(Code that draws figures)
^^^^^^^^
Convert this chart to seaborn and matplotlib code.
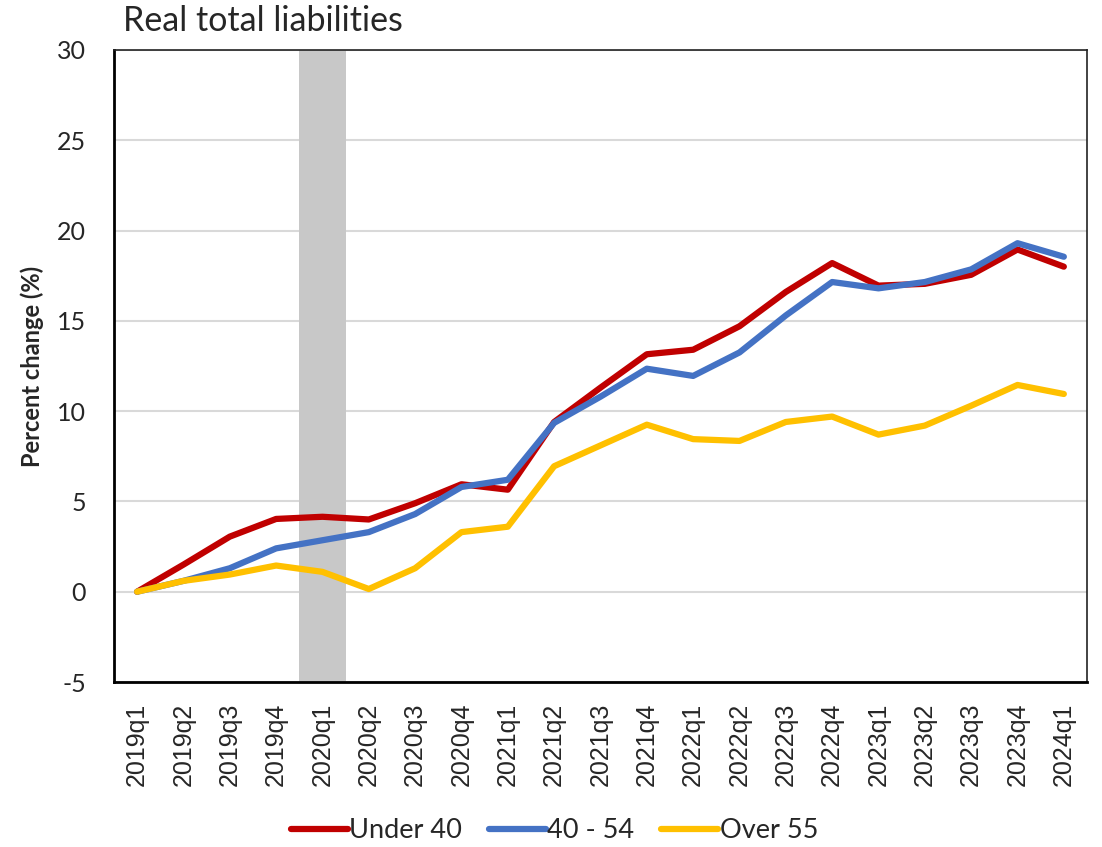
import seaborn as sns
import matplotlib.pyplot as plt
import pandas as pd

quarters = ['2019q1', '2019q2', '2019q3', '2019q4', '2020q1', '2020q2', '2020q3',
            '2020q4', '2021q1', '2021q2', '2021q3', '2021q4', '2022q1', '2022q2',
            '2022q3', '2022q4', '2023q1', '2023q2', '2023q3', '2023q4', '2024q1']

under_40 = [0, 1.5, 3.05, 4.03, 4.15, 4.0, 4.9, 5.95, 5.65, 9.4, 11.3, 13.15,
            13.4, 14.7, 16.6, 18.2, 16.95, 17.05, 17.55, 18.95, 18.0]
age_40_54 = [0, 0.6, 1.3, 2.4, 2.85, 3.3, 4.3, 5.8, 6.2, 9.35, 10.8, 12.35,
             11.95, 13.25, 15.3, 17.15, 16.8, 17.15, 17.85, 19.3, 18.55]
over_55 = [0, 0.6, 0.95, 1.45, 1.1, 0.15, 1.3, 3.3, 3.6, 6.95, 8.1, 9.25,
           8.45, 8.35, 9.4, 9.7, 8.7, 9.2, 10.3, 11.45, 10.95]

groups = ['Under 40', '40 - 54', 'Over 55']
colors = ['#C00000', '#4472C4', '#FFC000']
shaded_quarter = '2020q1'

df = pd.DataFrame({
    'quarter': quarters * 3,
    'pos': list(range(len(quarters))) * 3,
    'value': under_40 + age_40_54 + over_55,
    'group': [g for g in groups for _ in quarters],
})

sns.set_style('white')
plt.rcParams['font.family'] = ['Liberation Sans', 'DejaVu Sans']
plt.rcParams['axes.unicode_minus'] = False

fig = plt.figure(figsize=(11.02, 8.47), dpi=100)
ax = fig.add_axes([0.1034, 0.1948, 0.8830, 0.7462])

# gridlines first, then shaded quarter, then the lines
for yv in range(-5, 31, 5):
    ax.axhline(yv, color='#D9D9D9', lw=1.5, zorder=0)

i_sh = quarters.index(shaded_quarter)
ax.axvspan(i_sh - 0.5, i_sh + 0.5, color='#C8C8C8', lw=0, zorder=1)

sns.lineplot(data=df, x='pos', y='value', hue='group', hue_order=groups,
             palette=colors, lw=4.5, ax=ax, legend=False, zorder=3,
             solid_capstyle='round')

ax.set_xlim(-0.5, len(quarters) - 0.5)
ax.set_ylim(-5, 30)
ax.set_yticks(range(-5, 31, 5))
ax.set_yticklabels([str(v) for v in range(-5, 31, 5)], family='Lato', fontsize=18)
ax.set_xticks(range(len(quarters)))
ax.set_xticklabels(quarters, rotation=90, fontsize=18)
ax.set_xticks([i + 0.5 for i in range(len(quarters) - 1)], minor=True)
ax.tick_params(axis='x', which='major', length=0, pad=15)
ax.tick_params(axis='x', which='minor', direction='in', length=8, width=1.3, color='black')
ax.tick_params(axis='y', length=0, pad=20)
ax.set_xlabel('')
ax.set_ylabel('Percent change (%)', fontsize=17, fontweight='bold', family='Lato')
ax.yaxis.set_label_coords(-0.072, 0.5)

for side in ['left', 'bottom']:
    ax.spines[side].set_color('black')
    ax.spines[side].set_linewidth(2)
for side in ['top', 'right']:
    ax.spines[side].set_color('#222222')
    ax.spines[side].set_linewidth(1.2)

fig.text(0.112, 0.975, 'Real total liabilities', fontsize=24.5, family='Lato', va='center')

handles = [plt.Line2D([], [], color=c, lw=4.5, solid_capstyle='round') for c in colors]
fig.legend(handles, groups, loc='center', bbox_to_anchor=(0.503, 0.019), ncol=3,
           frameon=False, handlelength=2.1, handletextpad=0.05,
           columnspacing=1.0, prop={'family': 'Lato', 'size': 19.5})

fig.savefig('out.png', dpi=100)
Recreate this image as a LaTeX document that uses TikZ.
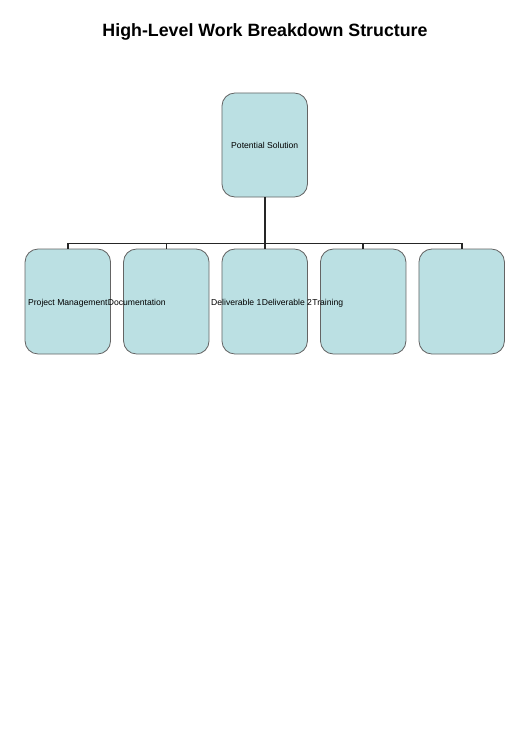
\documentclass[tikz,border=0pt]{standalone}
\usepackage{fontspec}
\setmainfont{Liberation Sans}
\usetikzlibrary{positioning}
\definecolor{boxblue}{RGB}{187,224,227}
\definecolor{boxline}{RGB}{100,100,100}

\begin{document}
\begin{tikzpicture}[x=1pt,y=-1pt,
    box/.style={draw=boxline,line width=0.8pt,fill=boxblue,rounded corners=13pt,minimum width=85.5pt,minimum height=105pt,inner sep=0pt},
    lbl/.style={inner sep=0pt,font=\fontsize{8.6}{10}\selectfont,text height=6.3pt,text depth=1.8pt}]
        \useasboundingbox (0,0) rectangle (530,749);
        \path
        % title
        +(265,37)  node[anchor=base,font=\fontsize{17.8}{21}\selectfont\bfseries]  (title) {High-Level Work Breakdown Structure}
        % 1st level
        +(264.7,145)  node[box,minimum height=104pt,font=\fontsize{8.6}{10}\selectfont,text height=6.3pt]  (top) {Potential Solution}
        % 2nd level
        +(67.8,301.5)  node[box]  (b1) {}
        +(166.3,301.5)  node[box]  (b2) {}
        +(264.7,301.5)  node[box]  (b3) {}
        +(363.2,301.5)  node[box]  (b4) {}
        +(461.7,301.5)  node[box]  (b5) {};

        \foreach \b in {b1,b2,b3,b4,b5}
            \draw[line width=1.6pt,black!85] (top.south) -- +(0,46) -| (\b.north);

        \node[lbl,yshift=-1.5pt] (pm) at (b1.center) {Project Management};
        \node[lbl,right=0pt of pm] (doc) {Documentation};
        \node[lbl,anchor=west] (del1) at (211,303) {Deliverable 1};
        \node[lbl,right=0pt of del1] (del2) {Deliverable 2};
        \node[lbl,right=0pt of del2] (train) {Training};

    \end{tikzpicture}
\end{document}
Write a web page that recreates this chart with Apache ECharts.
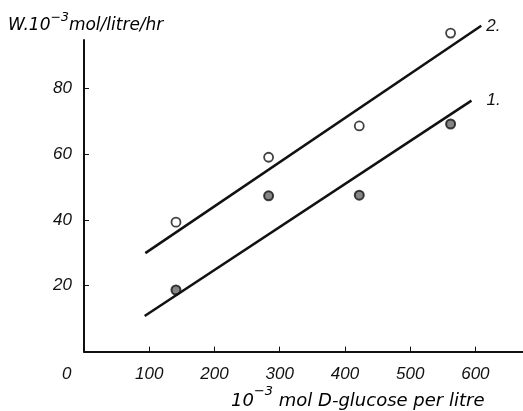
<!DOCTYPE html>
<html><head><meta charset="utf-8">
<script src="https://cdn.jsdelivr.net/npm/echarts@6/dist/echarts.min.js"></script>
<style>html,body{margin:0;padding:0;background:#fff}#c{width:523px;height:411px}</style>
</head><body><div id="c"></div>
<script>
const glucose = [141, 283, 422, 562];
const rate2 = [39.3, 59.0, 68.5, 96.7];   // curve 2, open circles
const rate1 = [18.7, 47.3, 47.5, 69.1];   // curve 1, filled circles
const fit2X = [94, 609], fit2Y = [29.9, 98.9];
const fit1X = [93, 594], fit1Y = [10.8, 76.2];
const xTicks = [100, 200, 300, 400, 500, 600];
const yTicks = [20, 40, 60, 80];
const zip = (a, b) => a.map((v, i) => [v, b[i]]);

const FONT = 'Liberation Sans';
const NFONT = 'DejaVu Sans';
const INK = '#111';
const chart = echarts.init(document.getElementById('c'), null, {renderer: 'canvas'});
const lbl = {fontFamily: FONT, fontStyle: 'italic', fontSize: 17, color: INK};

chart.setOption({
  animation: false,
  backgroundColor: '#fff',
  grid: {left: 84, top: 40, width: 439, height: 311.6},
  xAxis: {
    type: 'value', min: 0, max: 673,
    axisLine: {lineStyle: {color: INK, width: 2}},
    axisTick: {inside: true, length: 5, customValues: xTicks, lineStyle: {color: INK, width: 1}},
    axisLabel: Object.assign({customValues: xTicks, margin: 14}, lbl),
    splitLine: {show: false}
  },
  yAxis: {
    type: 'value', min: 0, max: 94.6,
    axisLine: {show: true, lineStyle: {color: INK, width: 2}},
    axisTick: {show: true, inside: true, length: 5, customValues: yTicks, lineStyle: {color: INK, width: 1}},
    axisLabel: Object.assign({customValues: yTicks, margin: 12}, lbl),
    splitLine: {show: false}
  },
  graphic: [
    {type: 'text', left: 62, top: 366, style: {text: '0', font: 'italic 17px "' + FONT + '"', fill: INK}},
    {type: 'text', left: 231, top: 385, style: {
      text: '{a|10}{s|−3}{a| mol D-glucose per litre}',
      rich: {
        a: {fontFamily: NFONT, fontStyle: 'italic', fontSize: 18, color: INK, lineHeight: 25, verticalAlign: 'bottom'},
        s: {fontFamily: NFONT, fontStyle: 'italic', fontSize: 13, color: INK, lineHeight: 25, verticalAlign: 'top'}
      }
    }},
    {type: 'text', left: 8, top: 11, style: {
      text: '{a|W.10}{s|−3}{a|mol/litre/hr}',
      rich: {
        a: {fontFamily: NFONT, fontStyle: 'italic', fontSize: 17, color: INK, lineHeight: 23, verticalAlign: 'bottom'},
        s: {fontFamily: NFONT, fontStyle: 'italic', fontSize: 12.5, color: INK, lineHeight: 23, verticalAlign: 'top'}
      }
    }}
  ],
  series: [
    {type: 'line', data: zip(fit2X, fit2Y), symbol: 'none', clip: false, lineStyle: {color: INK, width: 2.5},
     endLabel: {show: true, formatter: '2.', distance: 5, fontFamily: FONT, fontStyle: 'italic', fontSize: 17, color: INK}},
    {type: 'line', data: zip(fit1X, fit1Y), symbol: 'none', clip: false, lineStyle: {color: INK, width: 2.5},
     endLabel: {show: true, formatter: '1.', distance: 15, fontFamily: FONT, fontStyle: 'italic', fontSize: 17, color: INK}},
    {type: 'scatter', data: zip(glucose, rate2), symbol: 'circle', symbolSize: 9, clip: false,
     itemStyle: {color: '#fff', borderColor: INK, borderWidth: 1.8}},
    {type: 'scatter', data: zip(glucose, rate1), symbol: 'circle', symbolSize: 9, clip: false,
     itemStyle: {color: '#666', borderColor: INK, borderWidth: 2}}
  ]
});
</script></body></html>
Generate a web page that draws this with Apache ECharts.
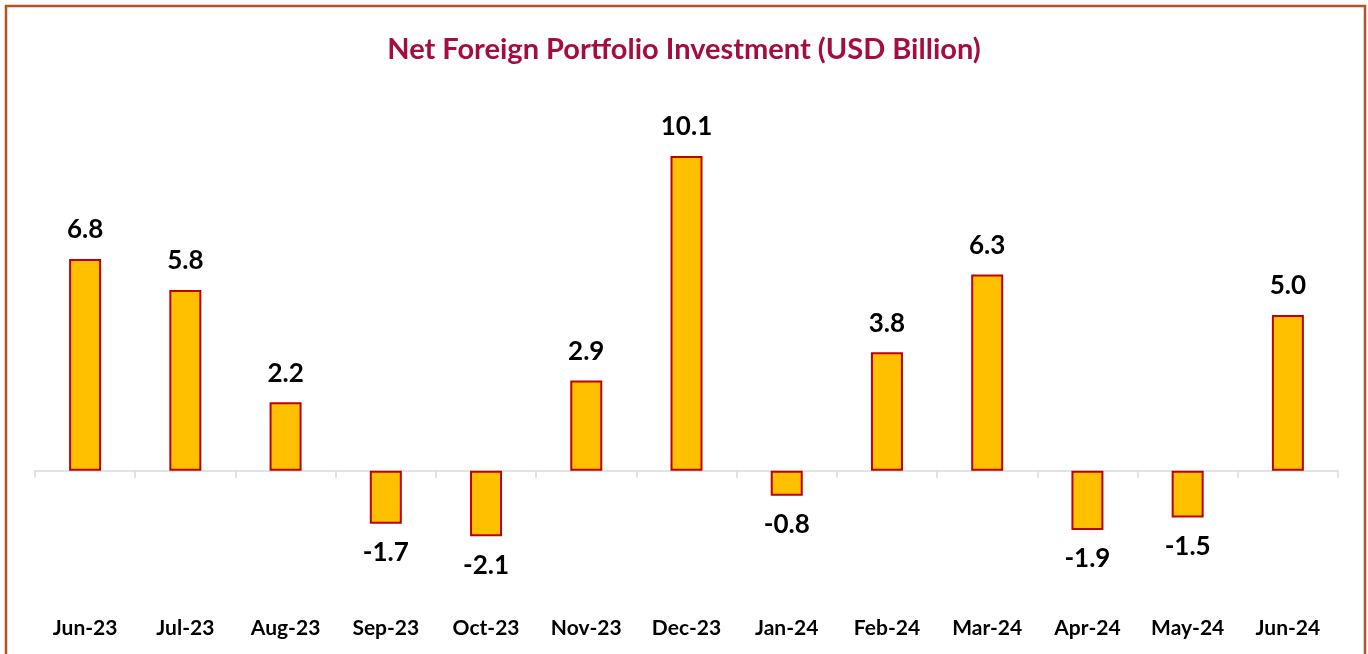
<!DOCTYPE html>
<html>
<head>
<meta charset="utf-8">
<script src="https://cdn.jsdelivr.net/npm/echarts@6/dist/echarts.min.js"></script>
<style>
  html, body { margin: 0; padding: 0; background: #fff; }
  #chart { width: 1368px; height: 654px; }
</style>
</head>
<body>
<div id="chart"></div>
<script>
// data
const months = ['Jun-23', 'Jul-23', 'Aug-23', 'Sep-23', 'Oct-23', 'Nov-23', 'Dec-23',
  'Jan-24', 'Feb-24', 'Mar-24', 'Apr-24', 'May-24', 'Jun-24'];
const netFpi = [6.8, 5.8, 2.2, -1.7, -2.1, 2.9, 10.1, -0.8, 3.8, 6.3, -1.9, -1.5, 5.0];

const fontFam = 'Lato, "Open Sans", sans-serif';
let myChart = echarts.init(document.getElementById('chart'));

let option = {
  animation: false,
  backgroundColor: '#fff',
  title: {
    text: 'Net Foreign Portfolio Investment (USD Billion)',
    left: 'center',
    top: 30,
    textStyle: {
      color: '#A50D41',
      fontSize: 29,
      fontWeight: 'bold',
      fontFamily: fontFam
    }
  },
  graphic: [{
    type: 'rect',
    shape: { x: 6, y: 6, width: 1359, height: 680 },
    style: { fill: 'none', stroke: '#B85220', lineWidth: 2.5 },
    silent: true
  }],
  grid: {
    left: 35,
    right: 30,
    top: 128,
    bottom: 43
  },
  tooltip: { show: false },
  yAxis: {
    type: 'value',
    min: -4.5,
    max: 11,
    show: false,
    splitLine: { show: false }
  },
  xAxis: [{
    // zero line with category ticks
    type: 'category',
    data: months,
    axisLine: { show: true, onZero: true, lineStyle: { color: '#D9D9D9', width: 1.5 } },
    axisTick: { show: true, length: 7, inside: false, lineStyle: { color: '#D9D9D9', width: 1.5 } },
    axisLabel: { show: false }
  }, {
    // month labels at the bottom
    type: 'category',
    data: months,
    position: 'bottom',
    axisLine: { show: false, onZero: false },
    axisTick: { show: false },
    axisLabel: {
      show: true,
      margin: 7,
      color: '#000',
      fontSize: 21,
      fontWeight: 'bold',
      fontFamily: fontFam
    }
  }],
  series: [{
    name: 'Net FPI',
    type: 'bar',
    xAxisIndex: 0,
    barWidth: 32,
    data: netFpi.map(v => ({
      value: v,
      label: { position: v < 0 ? 'bottom' : 'top' }
    })),
    itemStyle: {
      color: '#FFC000',
      borderColor: '#C00000',
      borderWidth: 2
    },
    label: {
      show: true,
      distance: 16,
      color: '#000',
      fontSize: 26,
      fontWeight: 'bold',
      fontFamily: fontFam,
      formatter: p => p.value.toFixed(1)
    }
  }]
};

myChart.setOption(option);
window.addEventListener('resize', () => {
  myChart.resize();
});
</script>
</body>
</html>
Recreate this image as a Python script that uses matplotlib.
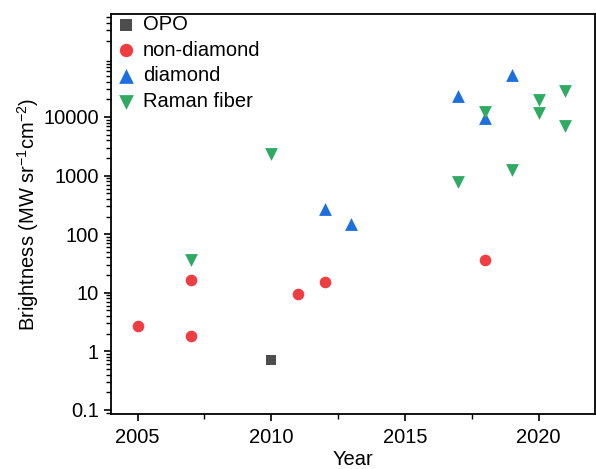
^^^^^^^^
→ Stated task:
Return the lines exactly as they stand, from the start of the entries through the line holding "import pandas as pd"; omit the pictures.

→ Written reply:
Convert this chart to seaborn and matplotlib code.
import seaborn as sns
import matplotlib.pyplot as plt
import pandas as pd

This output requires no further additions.